• **Work to do**: Nothing in the data should change when you return it, but leave the pictures out.

--- Begin Given material ---

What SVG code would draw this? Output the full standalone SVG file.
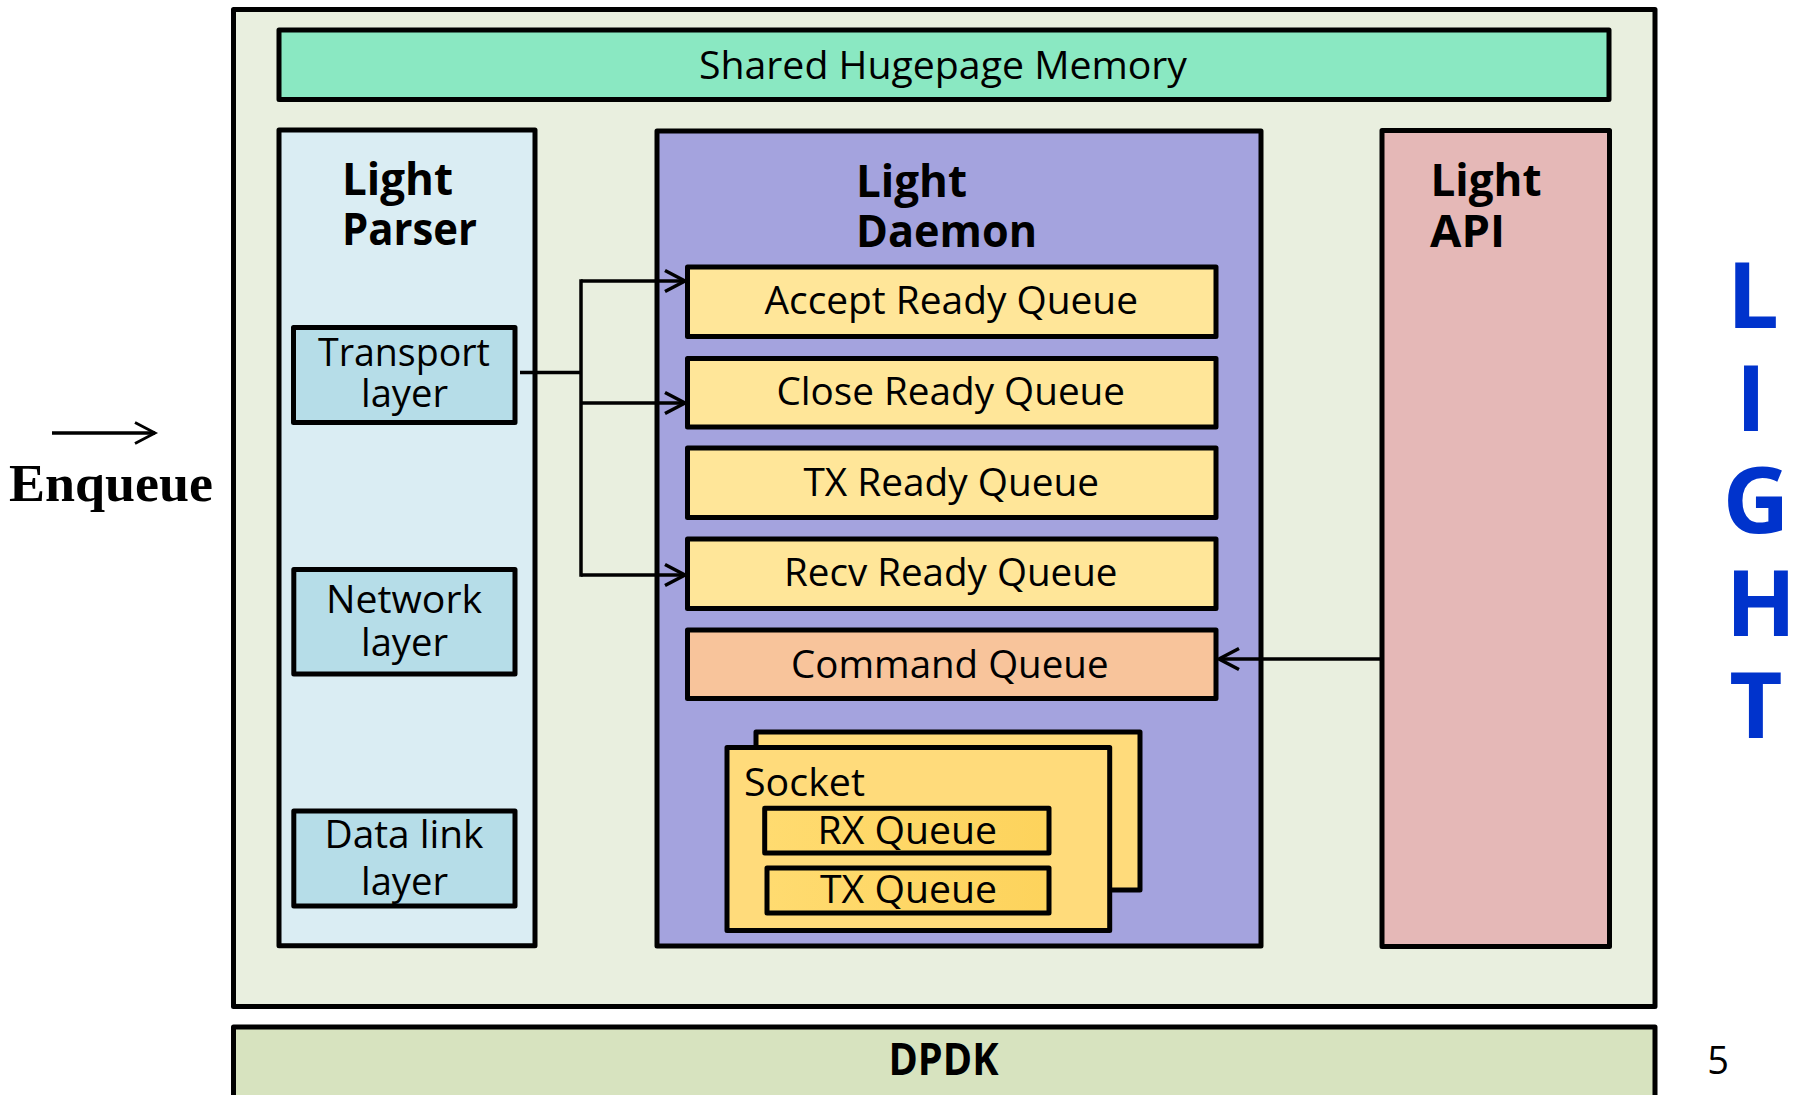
<svg xmlns="http://www.w3.org/2000/svg" width="1796" height="1095" viewBox="0 0 1796 1095">
<defs>
<style>
.box{stroke:#000;stroke-width:5;stroke-linejoin:round}
.t{font-family:"Open Sans","Noto Sans","Liberation Sans",sans-serif;font-size:38px;fill:#000}
.b{font-family:"Open Sans","Noto Sans","Liberation Sans",sans-serif;font-size:45px;font-weight:bold;fill:#000}
.big{font-family:"Open Sans","Noto Sans","Liberation Sans",sans-serif;font-size:92px;font-weight:bold;fill:#0033cc;text-anchor:middle}
.conn{fill:none;stroke:#000;stroke-width:3.5}
</style>
<linearGradient id="qg" x1="0" y1="0" x2="1" y2="0">
<stop offset="0" stop-color="#ffdb70"/>
<stop offset="1" stop-color="#fdd35c"/>
</linearGradient>
<marker id="ah" markerUnits="userSpaceOnUse" viewBox="-24 -14 28 28" markerWidth="28" markerHeight="28" refX="0" refY="0" orient="auto">
<path d="M-20,-10.5 L0,0 L-20,10.5" fill="none" stroke="#000" stroke-width="3.5"/>
</marker>
<marker id="ah2" markerUnits="userSpaceOnUse" viewBox="-24 -14 28 28" markerWidth="28" markerHeight="28" refX="0" refY="0" orient="auto">
<path d="M-20,-10.5 L0,0 L-20,10.5" fill="none" stroke="#000" stroke-width="2.8"/>
</marker>
</defs>
<rect width="1796" height="1095" fill="#fff"/>

<g id="outer">
<rect class="box" x="233.5" y="9.5" width="1421.5" height="997" fill="#e9efdf"/>
</g>

<g id="dpdk">
<rect class="box" x="233.5" y="1027" width="1421.5" height="90" fill="#d7e3bf"/>
<text class="b" x="888.5" y="1075" font-size="39" textLength="110" lengthAdjust="spacingAndGlyphs">DPDK</text>
</g>

<g id="shared">
<rect class="box" x="279" y="30" width="1330" height="69.5" fill="#8ae8c2"/>
<text class="t" x="699" y="78.5" font-size="39" textLength="488" lengthAdjust="spacingAndGlyphs">Shared Hugepage Memory</text>
</g>

<g id="parser">
<rect class="box" x="279" y="130" width="256" height="815.7" fill="#daedf3"/>
<text class="b" x="342" y="194.6" textLength="111" lengthAdjust="spacingAndGlyphs">Light</text>
<text class="b" x="342" y="244.6" textLength="135" lengthAdjust="spacingAndGlyphs">Parser</text>
</g>

<g id="transport">
<rect class="box" x="293.5" y="327.5" width="221.5" height="95" fill="#b6dde8"/>
<text class="t" x="318" y="366" textLength="172" lengthAdjust="spacingAndGlyphs">Transport</text>
<text class="t" x="361" y="407" textLength="87" lengthAdjust="spacingAndGlyphs">layer</text>
</g>

<g id="network">
<rect class="box" x="293.8" y="569.5" width="221.2" height="104.5" fill="#b6dde8"/>
<text class="t" x="326" y="612.5" textLength="156" lengthAdjust="spacingAndGlyphs">Network</text>
<text class="t" x="361" y="656" textLength="87" lengthAdjust="spacingAndGlyphs">layer</text>
</g>

<g id="datalink">
<rect class="box" x="293.8" y="811" width="221.2" height="95" fill="#b6dde8"/>
<text class="t" x="324.5" y="848" textLength="159" lengthAdjust="spacingAndGlyphs">Data link</text>
<text class="t" x="361" y="894.6" textLength="87" lengthAdjust="spacingAndGlyphs">layer</text>
</g>

<g id="daemon">
<rect class="box" x="657" y="131" width="604" height="815" fill="#a4a3de"/>
<text class="b" x="856" y="196.5" textLength="111" lengthAdjust="spacingAndGlyphs">Light</text>
<text class="b" x="856" y="246.7" textLength="181" lengthAdjust="spacingAndGlyphs">Daemon</text>
</g>

<g id="accept">
<rect class="box" x="687.5" y="267" width="528.5" height="69.5" fill="#ffe699"/>
<text class="t" x="764.5" y="314" textLength="373.5" lengthAdjust="spacingAndGlyphs">Accept Ready Queue</text>
</g>

<g id="close">
<rect class="box" x="687.5" y="358.5" width="528.5" height="68.5" fill="#ffe699"/>
<text class="t" x="776.5" y="405" textLength="348.5" lengthAdjust="spacingAndGlyphs">Close Ready Queue</text>
</g>

<g id="txready">
<rect class="box" x="687.5" y="448" width="528.5" height="69.5" fill="#ffe699"/>
<text class="t" x="803.5" y="496" textLength="295.5" lengthAdjust="spacingAndGlyphs">TX Ready Queue</text>
</g>

<g id="recvready">
<rect class="box" x="687.5" y="539" width="528.5" height="69.5" fill="#ffe699"/>
<text class="t" x="784" y="585.7" textLength="333.5" lengthAdjust="spacingAndGlyphs">Recv Ready Queue</text>
</g>

<g id="command">
<rect class="box" x="687.5" y="630" width="528.5" height="68.5" fill="#f8c49b"/>
<text class="t" x="791" y="677.5" textLength="317.5" lengthAdjust="spacingAndGlyphs">Command Queue</text>
</g>

<g id="socket">
<rect class="box" x="756" y="732" width="384" height="158" fill="#ffdb7b"/>
<rect class="box" x="727" y="747.5" width="382.7" height="183" fill="#ffdb7b"/>
<text class="t" x="744" y="796" textLength="121" lengthAdjust="spacingAndGlyphs">Socket</text>
</g>

<g id="rxqueue">
<rect class="box" x="764.7" y="808.3" width="284.3" height="44.7" fill="url(#qg)"/>
<text class="t" x="817.5" y="844" textLength="179.5" lengthAdjust="spacingAndGlyphs">RX Queue</text>
</g>

<g id="txqueue">
<rect class="box" x="767" y="868" width="282" height="45" fill="url(#qg)"/>
<text class="t" x="820" y="903.3" textLength="177" lengthAdjust="spacingAndGlyphs">TX Queue</text>
</g>

<g id="api">
<rect class="box" x="1382" y="130.5" width="227.5" height="816" fill="#e5b8b7"/>
<text class="b" x="1430.5" y="196.4" textLength="111" lengthAdjust="spacingAndGlyphs">Light</text>
<text class="b" x="1430" y="247" textLength="75" lengthAdjust="spacingAndGlyphs">API</text>
</g>

<g id="enqueue">
<text x="9" y="501" font-family="'Liberation Serif','Times New Roman',serif" font-weight="bold" font-size="53" textLength="204" lengthAdjust="spacingAndGlyphs">Enqueue</text>
</g>

<g id="light-title">
<text class="big" x="1753" y="328">L</text>
<text class="big" x="1751" y="430.5">I</text>
<text class="big" x="1756" y="533">G</text>
<text class="big" x="1761" y="635.5">H</text>
<text class="big" x="1756" y="737.5">T</text>
</g>

<g id="pagenum">
<text class="t" x="1718" y="1074" text-anchor="middle" font-size="39">5</text>
</g>

<g id="connectors">
<path class="conn" d="M520,372.5 H581"/>
<path class="conn" d="M581,279.3 V576.7"/>
<path class="conn" d="M581,281 H685" marker-end="url(#ah)"/>
<path class="conn" d="M581,403 H685" marker-end="url(#ah)"/>
<path class="conn" d="M581,575 H685" marker-end="url(#ah)"/>
<path class="conn" d="M1382,659 H1219" marker-end="url(#ah)"/>
<path class="conn" stroke-width="2.8" d="M52,433 H155" marker-end="url(#ah2)"/>
</g>
</svg>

--- End Given material ---

• **Result**:
What SVG code would draw this? Output the full standalone SVG file.
<svg xmlns="http://www.w3.org/2000/svg" width="1796" height="1095" viewBox="0 0 1796 1095">
<defs>
<style>
.box{stroke:#000;stroke-width:5;stroke-linejoin:round}
.t{font-family:"Open Sans","Noto Sans","Liberation Sans",sans-serif;font-size:38px;fill:#000}
.b{font-family:"Open Sans","Noto Sans","Liberation Sans",sans-serif;font-size:45px;font-weight:bold;fill:#000}
.big{font-family:"Open Sans","Noto Sans","Liberation Sans",sans-serif;font-size:92px;font-weight:bold;fill:#0033cc;text-anchor:middle}
.conn{fill:none;stroke:#000;stroke-width:3.5}
</style>
<linearGradient id="qg" x1="0" y1="0" x2="1" y2="0">
<stop offset="0" stop-color="#ffdb70"/>
<stop offset="1" stop-color="#fdd35c"/>
</linearGradient>
<marker id="ah" markerUnits="userSpaceOnUse" viewBox="-24 -14 28 28" markerWidth="28" markerHeight="28" refX="0" refY="0" orient="auto">
<path d="M-20,-10.5 L0,0 L-20,10.5" fill="none" stroke="#000" stroke-width="3.5"/>
</marker>
<marker id="ah2" markerUnits="userSpaceOnUse" viewBox="-24 -14 28 28" markerWidth="28" markerHeight="28" refX="0" refY="0" orient="auto">
<path d="M-20,-10.5 L0,0 L-20,10.5" fill="none" stroke="#000" stroke-width="2.8"/>
</marker>
</defs>
<rect width="1796" height="1095" fill="#fff"/>

<g id="outer">
<rect class="box" x="233.5" y="9.5" width="1421.5" height="997" fill="#e9efdf"/>
</g>

<g id="dpdk">
<rect class="box" x="233.5" y="1027" width="1421.5" height="90" fill="#d7e3bf"/>
<text class="b" x="888.5" y="1075" font-size="39" textLength="110" lengthAdjust="spacingAndGlyphs">DPDK</text>
</g>

<g id="shared">
<rect class="box" x="279" y="30" width="1330" height="69.5" fill="#8ae8c2"/>
<text class="t" x="699" y="78.5" font-size="39" textLength="488" lengthAdjust="spacingAndGlyphs">Shared Hugepage Memory</text>
</g>

<g id="parser">
<rect class="box" x="279" y="130" width="256" height="815.7" fill="#daedf3"/>
<text class="b" x="342" y="194.6" textLength="111" lengthAdjust="spacingAndGlyphs">Light</text>
<text class="b" x="342" y="244.6" textLength="135" lengthAdjust="spacingAndGlyphs">Parser</text>
</g>

<g id="transport">
<rect class="box" x="293.5" y="327.5" width="221.5" height="95" fill="#b6dde8"/>
<text class="t" x="318" y="366" textLength="172" lengthAdjust="spacingAndGlyphs">Transport</text>
<text class="t" x="361" y="407" textLength="87" lengthAdjust="spacingAndGlyphs">layer</text>
</g>

<g id="network">
<rect class="box" x="293.8" y="569.5" width="221.2" height="104.5" fill="#b6dde8"/>
<text class="t" x="326" y="612.5" textLength="156" lengthAdjust="spacingAndGlyphs">Network</text>
<text class="t" x="361" y="656" textLength="87" lengthAdjust="spacingAndGlyphs">layer</text>
</g>

<g id="datalink">
<rect class="box" x="293.8" y="811" width="221.2" height="95" fill="#b6dde8"/>
<text class="t" x="324.5" y="848" textLength="159" lengthAdjust="spacingAndGlyphs">Data link</text>
<text class="t" x="361" y="894.6" textLength="87" lengthAdjust="spacingAndGlyphs">layer</text>
</g>

<g id="daemon">
<rect class="box" x="657" y="131" width="604" height="815" fill="#a4a3de"/>
<text class="b" x="856" y="196.5" textLength="111" lengthAdjust="spacingAndGlyphs">Light</text>
<text class="b" x="856" y="246.7" textLength="181" lengthAdjust="spacingAndGlyphs">Daemon</text>
</g>

<g id="accept">
<rect class="box" x="687.5" y="267" width="528.5" height="69.5" fill="#ffe699"/>
<text class="t" x="764.5" y="314" textLength="373.5" lengthAdjust="spacingAndGlyphs">Accept Ready Queue</text>
</g>

<g id="close">
<rect class="box" x="687.5" y="358.5" width="528.5" height="68.5" fill="#ffe699"/>
<text class="t" x="776.5" y="405" textLength="348.5" lengthAdjust="spacingAndGlyphs">Close Ready Queue</text>
</g>

<g id="txready">
<rect class="box" x="687.5" y="448" width="528.5" height="69.5" fill="#ffe699"/>
<text class="t" x="803.5" y="496" textLength="295.5" lengthAdjust="spacingAndGlyphs">TX Ready Queue</text>
</g>

<g id="recvready">
<rect class="box" x="687.5" y="539" width="528.5" height="69.5" fill="#ffe699"/>
<text class="t" x="784" y="585.7" textLength="333.5" lengthAdjust="spacingAndGlyphs">Recv Ready Queue</text>
</g>

<g id="command">
<rect class="box" x="687.5" y="630" width="528.5" height="68.5" fill="#f8c49b"/>
<text class="t" x="791" y="677.5" textLength="317.5" lengthAdjust="spacingAndGlyphs">Command Queue</text>
</g>

<g id="socket">
<rect class="box" x="756" y="732" width="384" height="158" fill="#ffdb7b"/>
<rect class="box" x="727" y="747.5" width="382.7" height="183" fill="#ffdb7b"/>
<text class="t" x="744" y="796" textLength="121" lengthAdjust="spacingAndGlyphs">Socket</text>
</g>

<g id="rxqueue">
<rect class="box" x="764.7" y="808.3" width="284.3" height="44.7" fill="url(#qg)"/>
<text class="t" x="817.5" y="844" textLength="179.5" lengthAdjust="spacingAndGlyphs">RX Queue</text>
</g>

<g id="txqueue">
<rect class="box" x="767" y="868" width="282" height="45" fill="url(#qg)"/>
<text class="t" x="820" y="903.3" textLength="177" lengthAdjust="spacingAndGlyphs">TX Queue</text>
</g>

<g id="api">
<rect class="box" x="1382" y="130.5" width="227.5" height="816" fill="#e5b8b7"/>
<text class="b" x="1430.5" y="196.4" textLength="111" lengthAdjust="spacingAndGlyphs">Light</text>
<text class="b" x="1430" y="247" textLength="75" lengthAdjust="spacingAndGlyphs">API</text>
</g>

<g id="enqueue">
<text x="9" y="501" font-family="'Liberation Serif','Times New Roman',serif" font-weight="bold" font-size="53" textLength="204" lengthAdjust="spacingAndGlyphs">Enqueue</text>
</g>

<g id="light-title">
<text class="big" x="1753" y="328">L</text>
<text class="big" x="1751" y="430.5">I</text>
<text class="big" x="1756" y="533">G</text>
<text class="big" x="1761" y="635.5">H</text>
<text class="big" x="1756" y="737.5">T</text>
</g>

<g id="pagenum">
<text class="t" x="1718" y="1074" text-anchor="middle" font-size="39">5</text>
</g>

<g id="connectors">
<path class="conn" d="M520,372.5 H581"/>
<path class="conn" d="M581,279.3 V576.7"/>
<path class="conn" d="M581,281 H685" marker-end="url(#ah)"/>
<path class="conn" d="M581,403 H685" marker-end="url(#ah)"/>
<path class="conn" d="M581,575 H685" marker-end="url(#ah)"/>
<path class="conn" d="M1382,659 H1219" marker-end="url(#ah)"/>
<path class="conn" stroke-width="2.8" d="M52,433 H155" marker-end="url(#ah2)"/>
</g>
</svg>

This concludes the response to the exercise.